Set in what is now Zimbabwe in 1896, The Convert tells the story of Jekesai (Leticia Wright), a girl who escapes an arranged marriage, leaving her people to join the household of Childford (Paapa Essiedu). Under his roof, Jekesai becomes the devoutly Catholic Childford’s project. Soon she is renamed Esther; she swaps her traditional tribal dress for conventional and conservative Western attire; she no longer eats mango flesh off the stone, but pours tea; she rejects her mother tongue to learn the Queen’s English.

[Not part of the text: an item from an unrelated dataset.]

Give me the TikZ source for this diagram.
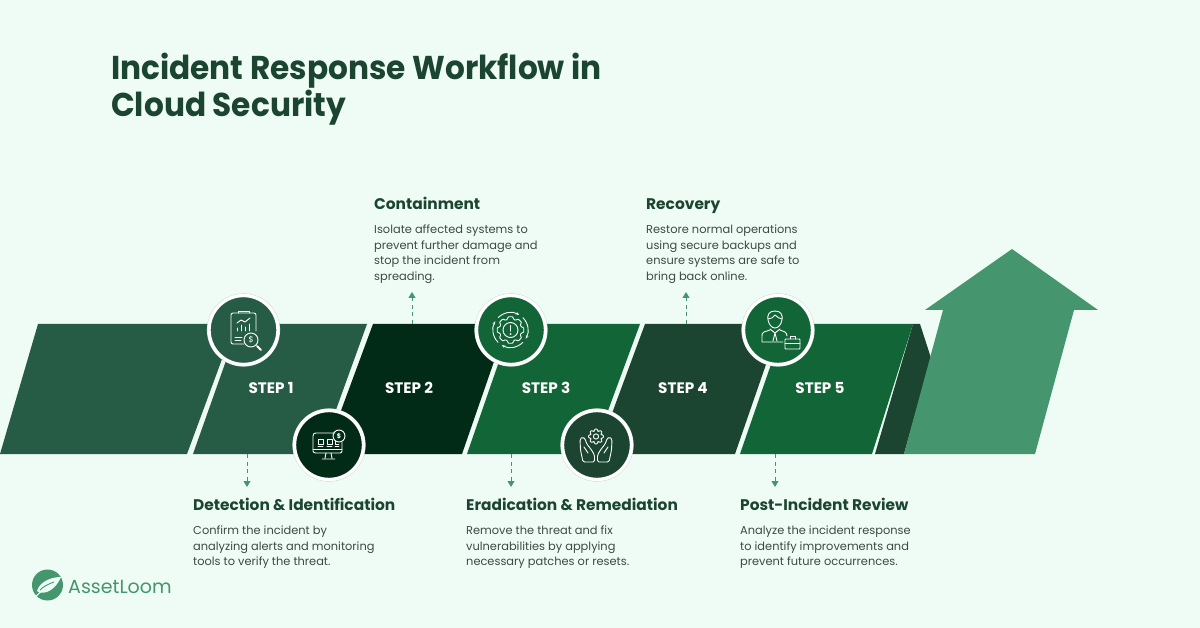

The use of language throughout Danai Gurira’s courageous script is beautiful; we hear a cacophony of cultures as the singsong native language blends with the rhetoric of Christianity, and nuanced occasions where the lines between cultures are blended. English idioms are solemnly spoken with charming mistakes: Childford earnestly describes his day as ‘a bag of mixtures’, rather than ‘a mixed bag.’ Likewise, the performances are utterly outstanding with clear and precise direction from Ola Ince. Moments of tension are accompanied by quick wit; audience engagement never ceases once in an electrifying three-hour piece.
Gurira’s writing culminates in perhaps one of the most remarkable final scenes I have ever had the privilege to watch. Wright delivers a confessional monologue with blazing power and throbbing vulnerability; the audience are transfixed in wonder at her performance and horror at her words.
The Convert perfectly portrays both the hypocrisy and futility of Roman Catholicism. As Jekesai becomes more devout, the in the round staging becomes encased in a white gauze, the silhouette of a crucifix penetrating through. We also see the deep roots that our heritage holds: despite denouncing his tribe’s spiritual customs as bogus, the pious Childford instantly physically responds to an ancient curse. Customs and cultures seem ultimately irrefutably entrenched. We are also shown how although religion has the power and authority to eradicate an entire culture, nothing can undermine the entrenched social hierarchy placing man above woman and black above white.
Although this is a play set over one hundred and twenty years ago and thousands of miles away, it is starkly candid in its warning. As present day Britain strives to ‘take back control’, it is more important than ever to acknowledge the impact of this control in the past and remember the human cost of the often glorified colonisation of the British Empire. In her blistering final speech, Jekesai highlights the futility of human division with devastating simplicity: ‘they bled the same blood.’ This is raw and bold writing, powerfully executed with faultless direction and performance.
The Convert runs at The Young Vic Theatre until 26 January.